Third and finally, the ACHIEVE program teaches leaders how to nurture the development of high performers on their teams and retain Ping’s top talent. In this program, leaders learn research-based frameworks for coaching and communication from Brendon Burchard’s High Performance Coaching Institute.
But learning for Identians doesn’t end there. To fill in the gaps between the formal programs and pay homage to a favorite AC/DC karaoke song, Dr. Jea facilitates virtual TNTs, or “Tuesday Noon Trainings,” where people can opt-in for further learning and upskilling.
The joy doesn’t end there… To get people excited about a new program, the launch strategy matters.
“When we launched EXPLORE, for example, we wanted to make it elite, so you had to be nominated by a leader to get in,” said Dr. Jea. “And then, because it was so elite, I had people hiding out outside the training room trying to figure out what we were doing. They heard the music booming and enthusiastic talking and people laughing. When you make learning a joy-filled experience, people want to be part of that.”
Why Ping’s Approach Works
Dr. Jea is an educator, and many of the perspectives and best practices she brings to her work at Ping originated from her training in education and time in front of a classroom of fifth graders.
“You can’t drone on with a slide deck for an hour with a group of 32 ten-year-olds,” said Dr. Jea. “An instructional strategy that every elementary school teacher knows is ‘think, pair, share,’ and we use that model at Ping.”
Dr. Jea explained that, at the beginning of Tuesday Noon Trainings, she’ll talk for 12 minutes or less to kickoff the session before giving people time to think and reflect on what they’ve just heard. Next, she asks everyone to partner up with the person next to them to talk about what they’ve learned, before each pair shares with the group.
“A lot of times, the trainer will ask a question of the whole room and then one or two people dominate the conversation while everyone else sits back and starts multitasking on their phones,” said Dr. Jea. “I don't want anyone multitasking in the training room. Pacing matters. You want people pedaling as fast as they can without throwing up.”

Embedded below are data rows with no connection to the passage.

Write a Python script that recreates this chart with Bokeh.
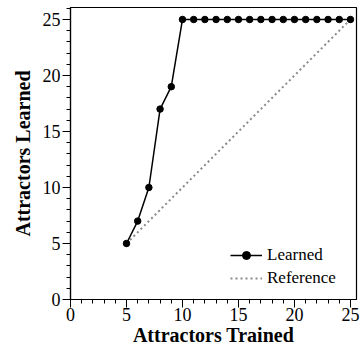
from bokeh.plotting import figure
from bokeh.models import Range1d, Legend, LegendItem, SingleIntervalTicker
from bokeh.embed import file_html
from bokeh.resources import INLINE

trained = [5, 6, 7, 8, 9, 10, 11, 12, 13, 14, 15, 16, 17, 18, 19, 20, 21, 22, 23, 24, 25]
learned = [5, 7, 10, 17, 19, 25, 25, 25, 25, 25, 25, 25, 25, 25, 25, 25, 25, 25, 25, 25, 25]
ref_x = [5, 25]
ref_y = [5, 25]

FONT = "Liberation Serif"

p = figure(width=360, height=352, output_backend="svg", toolbar_location=None,
           x_range=Range1d(0, 25.54), y_range=Range1d(0, 26.07),
           min_border_left=70, min_border_right=4, min_border_top=7, min_border_bottom=53)
p.background_fill_color = "white"
p.border_fill_color = "white"
p.outline_line_color = "black"
p.outline_line_width = 1.2
p.grid.visible = False

r_ref = p.line(ref_x, ref_y, line_color="#8a8a8a", line_width=2, line_dash="2 3")
r_line = p.line(trained, learned, line_color="black", line_width=1.5)
r_pts = p.scatter(trained, learned, size=6.5, color="black")

for ax in (p.xaxis[0], p.yaxis[0]):
    ax.ticker = SingleIntervalTicker(interval=5, num_minor_ticks=5)
    ax.major_label_text_font = "serif"
    ax.major_label_text_font_size = "18px"
    ax.major_label_text_color = "black"
    ax.axis_label_text_font = FONT
    ax.axis_label_text_font_size = "20px"
    ax.axis_label_text_font_style = "bold"
    ax.axis_label_text_color = "black"
    ax.axis_line_color = "black"
    ax.axis_line_width = 1.2
    ax.major_tick_line_color = "black"
    ax.minor_tick_line_color = "black"
    ax.major_tick_out = 8
    ax.major_tick_in = 0
    ax.minor_tick_out = 4
    ax.minor_tick_in = 0

p.xaxis.axis_label = "Attractors Trained"
p.yaxis.axis_label = "Attractors Learned"
p.xaxis.major_label_standoff = 0
p.yaxis.major_label_standoff = 2
p.xaxis.axis_label_standoff = 0
p.yaxis.axis_label_standoff = 6

legend = Legend(items=[LegendItem(label="Learned", renderers=[r_line, r_pts]),
                       LegendItem(label="Reference", renderers=[r_ref])],
                location=(160, 11))
legend.label_text_font = "serif"
legend.label_text_font_size = "17px"
legend.label_text_color = "black"
legend.border_line_color = None
legend.background_fill_alpha = 0
legend.glyph_width = 32
legend.label_standoff = 5
legend.padding = 6
legend.spacing = 3
p.add_layout(legend, "center")

open("out.html", "w").write(file_html(p, INLINE))
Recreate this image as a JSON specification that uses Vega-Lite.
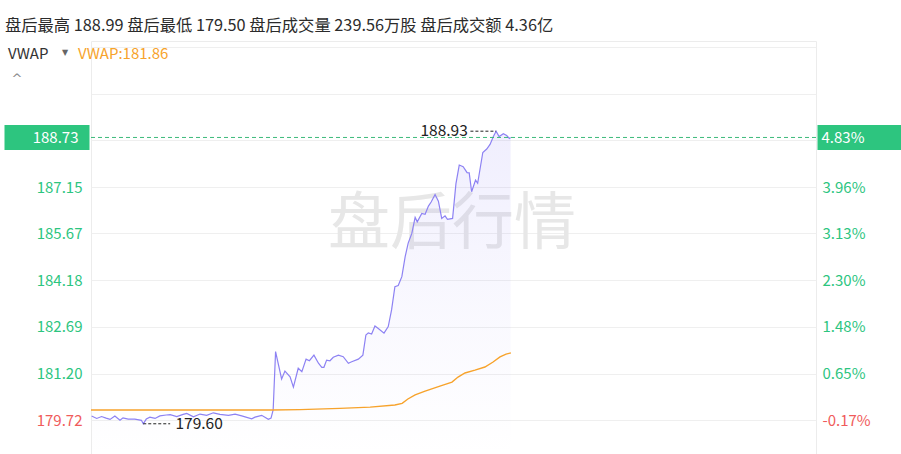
{
  "$schema": "https://vega.github.io/schema/vega-lite/v6.json",
  "width": 725,
  "height": 413,
  "autosize": {"type": "none"},
  "padding": {"left": 91, "top": 41, "right": 85, "bottom": 0},
  "background": "#ffffff",
  "config": {
    "view": {"stroke": "#ececec"},
    "font": "Noto Sans CJK SC",
    "axis": {"gridColor": "#efefef", "labelFont": "Noto Sans CJK SC", "labelFontSize": 15}
  },
  "title": {
    "text": "盘后最高 188.99 盘后最低 179.50 盘后成交量 239.56万股 盘后成交额 4.36亿",
    "anchor": "start",
    "frame": "group",
    "dx": -86,
    "offset": 6,
    "fontSize": 16.3,
    "fontWeight": "normal",
    "color": "#2b2b2b",
    "font": "Noto Sans CJK SC"
  },
  "datasets": {
    "price": [
      {"t": 0.2, "v": 179.85}, {"t": 1.9, "v": 179.77}, {"t": 3.5, "v": 179.83}, {"t": 5.0, "v": 179.78},
      {"t": 6.3, "v": 179.74}, {"t": 7.9, "v": 179.85}, {"t": 9.6, "v": 179.71}, {"t": 10.6, "v": 179.79},
      {"t": 12.3, "v": 179.75}, {"t": 14.5, "v": 179.75}, {"t": 16.7, "v": 179.71}, {"t": 17.3, "v": 179.60},
      {"t": 18.3, "v": 179.75}, {"t": 19.5, "v": 179.81}, {"t": 21.2, "v": 179.77}, {"t": 22.8, "v": 179.85},
      {"t": 24.9, "v": 179.88}, {"t": 26.2, "v": 179.89}, {"t": 28.4, "v": 179.83}, {"t": 30.5, "v": 179.90},
      {"t": 31.7, "v": 179.93}, {"t": 33.9, "v": 179.82}, {"t": 36.1, "v": 179.91}, {"t": 38.3, "v": 179.87},
      {"t": 40.5, "v": 179.95}, {"t": 42.7, "v": 179.90}, {"t": 45.5, "v": 179.87}, {"t": 47.7, "v": 179.91},
      {"t": 49.9, "v": 179.85}, {"t": 53.2, "v": 179.76}, {"t": 54.3, "v": 179.81}, {"t": 56.5, "v": 179.87},
      {"t": 58.7, "v": 179.74}, {"t": 59.6, "v": 179.78}, {"t": 60.3, "v": 180.04}, {"t": 61.1, "v": 181.90},
      {"t": 63.1, "v": 181.03}, {"t": 64.2, "v": 181.28}, {"t": 65.9, "v": 181.10}, {"t": 67.0, "v": 180.77},
      {"t": 68.6, "v": 181.37}, {"t": 69.8, "v": 181.26}, {"t": 71.2, "v": 181.66}, {"t": 72.3, "v": 181.61},
      {"t": 73.8, "v": 181.79}, {"t": 75.3, "v": 181.53}, {"t": 76.4, "v": 181.40}, {"t": 77.1, "v": 181.40},
      {"t": 78.0, "v": 181.63}, {"t": 79.1, "v": 181.61}, {"t": 80.2, "v": 181.72}, {"t": 81.9, "v": 181.79},
      {"t": 83.5, "v": 181.74}, {"t": 85.2, "v": 181.53}, {"t": 86.3, "v": 181.58}, {"t": 88.5, "v": 181.66},
      {"t": 90.0, "v": 181.79}, {"t": 91.0, "v": 182.43}, {"t": 91.8, "v": 182.50}, {"t": 92.9, "v": 182.46},
      {"t": 94.0, "v": 182.72}, {"t": 95.1, "v": 182.64}, {"t": 97.0, "v": 182.49}, {"t": 98.4, "v": 182.70},
      {"t": 99.5, "v": 183.23}, {"t": 100.6, "v": 183.97}, {"t": 101.7, "v": 184.01}, {"t": 102.9, "v": 184.29},
      {"t": 104.0, "v": 184.93}, {"t": 105.0, "v": 185.36}, {"t": 106.2, "v": 185.67}, {"t": 107.3, "v": 186.18},
      {"t": 108.0, "v": 186.04}, {"t": 109.5, "v": 186.31}, {"t": 110.6, "v": 186.28}, {"t": 111.7, "v": 186.54},
      {"t": 112.6, "v": 186.67}, {"t": 113.9, "v": 186.91}, {"t": 115.0, "v": 186.70}, {"t": 116.1, "v": 186.15},
      {"t": 117.2, "v": 186.23}, {"t": 118.0, "v": 186.12}, {"t": 119.7, "v": 186.15}, {"t": 120.8, "v": 187.25},
      {"t": 121.9, "v": 187.85}, {"t": 123.2, "v": 187.80}, {"t": 124.5, "v": 187.61}, {"t": 125.2, "v": 187.60},
      {"t": 126.0, "v": 187.00}, {"t": 127.3, "v": 187.37}, {"t": 128.0, "v": 187.27}, {"t": 129.7, "v": 188.25},
      {"t": 131.0, "v": 188.36}, {"t": 132.1, "v": 188.51}, {"t": 133.2, "v": 188.76}, {"t": 134.1, "v": 188.93},
      {"t": 135.1, "v": 188.76}, {"t": 136.5, "v": 188.85}, {"t": 137.6, "v": 188.79}, {"t": 138.5, "v": 188.70},
      {"t": 138.9, "v": 188.73}
    ],
    "vwap": [
      {"t": 0, "v": 180.04}, {"t": 59.9, "v": 180.04}, {"t": 69.2, "v": 180.05}, {"t": 82.4, "v": 180.09},
      {"t": 92.4, "v": 180.13}, {"t": 100.6, "v": 180.20}, {"t": 103.0, "v": 180.25}, {"t": 104.9, "v": 180.39},
      {"t": 107.3, "v": 180.52}, {"t": 110.6, "v": 180.64}, {"t": 115.5, "v": 180.80}, {"t": 119.5, "v": 180.93},
      {"t": 121.5, "v": 181.09}, {"t": 123.8, "v": 181.22}, {"t": 127.1, "v": 181.31}, {"t": 130.4, "v": 181.41},
      {"t": 133.1, "v": 181.57}, {"t": 135.4, "v": 181.73}, {"t": 137.4, "v": 181.82}, {"t": 139.0, "v": 181.86}
    ],
    "extremeRules": [
      {"t1": 125.6, "t2": 134.1, "v": 188.93},
      {"t1": 17.3, "t2": 26.2, "v": 179.60}
    ],
    "extremeLabels": [
      {"t": 116.9, "v": 188.93, "label": "188.93"},
      {"t": 35.8, "v": 179.60, "label": "179.60"}
    ],
    "watermark": [{"t": 119.5, "v": 185.94, "label": "盘后行情"}],
    "lastPrice": [{"v": 188.73}],
    "legend": [{"t": 0, "v": 191.806, "name": "VWAP", "arrow": "▼", "value": "VWAP:181.86", "caret": "^"}]
  },
  "resolve": {"axis": {"y": "independent"}},
  "layer": [
    {
      "data": {"name": "watermark"},
      "mark": {"type": "text", "fontSize": 62, "color": "#e7e7e7", "font": "Noto Sans CJK SC", "baseline": "middle", "align": "center"},
      "encoding": {
        "x": {"field": "t", "type": "quantitative", "scale": {"domain": [0, 240], "nice": false, "zero": false},
              "axis": {"values": [0, 60, 120, 180, 240], "labels": false, "ticks": false, "domain": false, "title": null, "grid": true, "gridColor": "#efefef"}},
        "y": {"field": "v", "type": "quantitative", "scale": {"domain": [178.636, 191.806], "nice": false, "zero": false},
              "axis": {"orient": "left", "values": [179.72, 181.2, 182.69, 184.18, 185.67, 187.15, 188.64, 190.12, 191.61],
                       "labelExpr": "datum.value > 188 ? '' : format(datum.value, '.2f')",
                       "labelColor": {"condition": {"test": "datum.value < 180", "value": "#f05b5b"}, "value": "#2dc57f"},
                       "labelFontSize": 15, "ticks": false, "tickSize": 0, "domain": false, "grid": true, "gridColor": "#efefef",
                       "labelPadding": 9, "title": null, "labelOverlap": false, "labelBound": false}},
        "text": {"field": "label"}
      }
    },
    {
      "data": {"name": "price"},
      "mark": {"type": "area", "line": false, "clip": true,
               "fill": {"gradient": "linear", "x1": 0, "y1": 0, "x2": 0, "y2": 1,
                        "stops": [{"offset": 0, "color": "rgba(140,128,245,0.13)"}, {"offset": 0.5, "color": "rgba(140,128,245,0.06)"}, {"offset": 1, "color": "rgba(140,128,245,0.0)"}]}},
      "encoding": {
        "x": {"field": "t", "type": "quantitative", "scale": {"domain": [0, 240], "nice": false, "zero": false}, "axis": null},
        "y": {"field": "v", "type": "quantitative", "scale": {"domain": [178.636, 191.806], "nice": false, "zero": false}, "axis": null},
        "y2": {"datum": 178.636}
      }
    },
    {
      "data": {"name": "price"},
      "mark": {"type": "line", "color": "#8d82f3", "strokeWidth": 1.2},
      "encoding": {
        "x": {"field": "t", "type": "quantitative", "scale": {"domain": [0, 240], "nice": false, "zero": false}, "axis": null},
        "y": {"field": "v", "type": "quantitative", "scale": {"domain": [178.636, 191.806], "nice": false, "zero": false}, "axis": null}
      }
    },
    {
      "data": {"name": "vwap"},
      "mark": {"type": "line", "color": "#f7a32c", "strokeWidth": 1.4},
      "encoding": {
        "x": {"field": "t", "type": "quantitative", "scale": {"domain": [0, 240], "nice": false, "zero": false}, "axis": null},
        "y": {"field": "v", "type": "quantitative", "scale": {"domain": [178.636, 191.806], "nice": false, "zero": false},
              "axis": {"orient": "right", "values": [179.72, 181.2, 182.69, 184.18, 185.67, 187.15],
                       "labelExpr": "datum.value < 180 ? '-0.17%' : datum.value < 182 ? '0.65%' : datum.value < 183 ? '1.48%' : datum.value < 185 ? '2.30%' : datum.value < 186 ? '3.13%' : '3.96%'",
                       "labelColor": {"condition": {"test": "datum.value < 180", "value": "#f05b5b"}, "value": "#2dc57f"},
                       "labelFontSize": 15, "ticks": false, "tickSize": 0, "domain": false, "grid": false,
                       "labelPadding": 6, "title": null, "labelOverlap": false, "labelBound": false}}
      }
    },
    {
      "data": {"name": "lastPrice"},
      "mark": {"type": "rule", "color": "#3dbb7b", "strokeDash": [4, 3], "strokeWidth": 1},
      "encoding": {
        "y": {"field": "v", "type": "quantitative", "scale": {"domain": [178.636, 191.806], "nice": false, "zero": false},
              "axis": {"orient": "left", "values": [188.73], "format": ".2f", "grid": false, "domain": false, "ticks": true,
                       "tickSize": 85, "tickWidth": 25, "tickColor": "#2dc57f", "offset": 2,
                       "labelColor": "#ffffff", "labelPadding": -74, "labelFontSize": 15, "title": null, "labelBound": false}}
      }
    },
    {
      "data": {"name": "extremeRules"},
      "mark": {"type": "rule", "color": "#222222", "strokeDash": [3, 2], "strokeWidth": 1},
      "encoding": {
        "x": {"field": "t1", "type": "quantitative", "scale": {"domain": [0, 240], "nice": false, "zero": false}, "axis": null},
        "x2": {"field": "t2"},
        "y": {"field": "v", "type": "quantitative", "scale": {"domain": [178.636, 191.806], "nice": false, "zero": false}, "axis": null}
      }
    },
    {
      "data": {"name": "extremeLabels"},
      "mark": {"type": "text", "fontSize": 15.5, "color": "#222222", "align": "center", "baseline": "middle", "font": "Noto Sans CJK SC"},
      "encoding": {
        "x": {"field": "t", "type": "quantitative", "scale": {"domain": [0, 240], "nice": false, "zero": false}, "axis": null},
        "y": {"field": "v", "type": "quantitative", "scale": {"domain": [178.636, 191.806], "nice": false, "zero": false},
              "axis": {"orient": "right", "values": [188.73], "labelExpr": "'4.83%'", "grid": false, "domain": false, "ticks": true,
                       "tickSize": 84, "tickWidth": 25, "tickColor": "#2dc57f", "offset": 1,
                       "labelColor": "#ffffff", "labelPadding": -80, "labelFontSize": 15, "title": null, "labelBound": false}},
        "text": {"field": "label"}
      }
    },
    {
      "data": {"name": "legend"},
      "mark": {"type": "text", "fontSize": 15, "color": "#333333", "align": "left", "baseline": "middle", "dx": -83, "dy": 13, "font": "Noto Sans CJK SC"},
      "encoding": {
        "x": {"field": "t", "type": "quantitative", "scale": {"domain": [0, 240], "nice": false, "zero": false}, "axis": null},
        "y": {"field": "v", "type": "quantitative", "scale": {"domain": [178.636, 191.806], "nice": false, "zero": false}, "axis": null},
        "text": {"field": "name"}
      }
    },
    {
      "data": {"name": "legend"},
      "mark": {"type": "text", "fontSize": 8, "color": "#666666", "align": "center", "baseline": "middle", "dx": -26, "dy": 12, "font": "DejaVu Sans"},
      "encoding": {
        "x": {"field": "t", "type": "quantitative", "scale": {"domain": [0, 240], "nice": false, "zero": false}, "axis": null},
        "y": {"field": "v", "type": "quantitative", "scale": {"domain": [178.636, 191.806], "nice": false, "zero": false}, "axis": null},
        "text": {"field": "arrow"}
      }
    },
    {
      "data": {"name": "legend"},
      "mark": {"type": "text", "fontSize": 15, "color": "#f7a32c", "align": "left", "baseline": "middle", "dx": -13, "dy": 13, "font": "Noto Sans CJK SC"},
      "encoding": {
        "x": {"field": "t", "type": "quantitative", "scale": {"domain": [0, 240], "nice": false, "zero": false}, "axis": null},
        "y": {"field": "v", "type": "quantitative", "scale": {"domain": [178.636, 191.806], "nice": false, "zero": false}, "axis": null},
        "text": {"field": "value"}
      }
    },
    {
      "data": {"name": "legend"},
      "mark": {"type": "text", "fontSize": 13, "color": "#888888", "align": "center", "baseline": "middle", "dx": -74, "dy": 38, "font": "DejaVu Sans"},
      "encoding": {
        "x": {"field": "t", "type": "quantitative", "scale": {"domain": [0, 240], "nice": false, "zero": false}, "axis": null},
        "y": {"field": "v", "type": "quantitative", "scale": {"domain": [178.636, 191.806], "nice": false, "zero": false}, "axis": null},
        "text": {"field": "caret"}
      }
    }
  ]
}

Big Ideas for Your Organization
There are several key philosophies that drive Ping’s approach to learning and leadership development. Consider exploring the following big ideas for your organization:
- When launching a new program, take care in how you generate excitement and intrigue.
- Think about ways to make learning joy-filled and personally meaningful for your employees.
- Try implementing “think, pair, share” in training, and note the level of active engagement.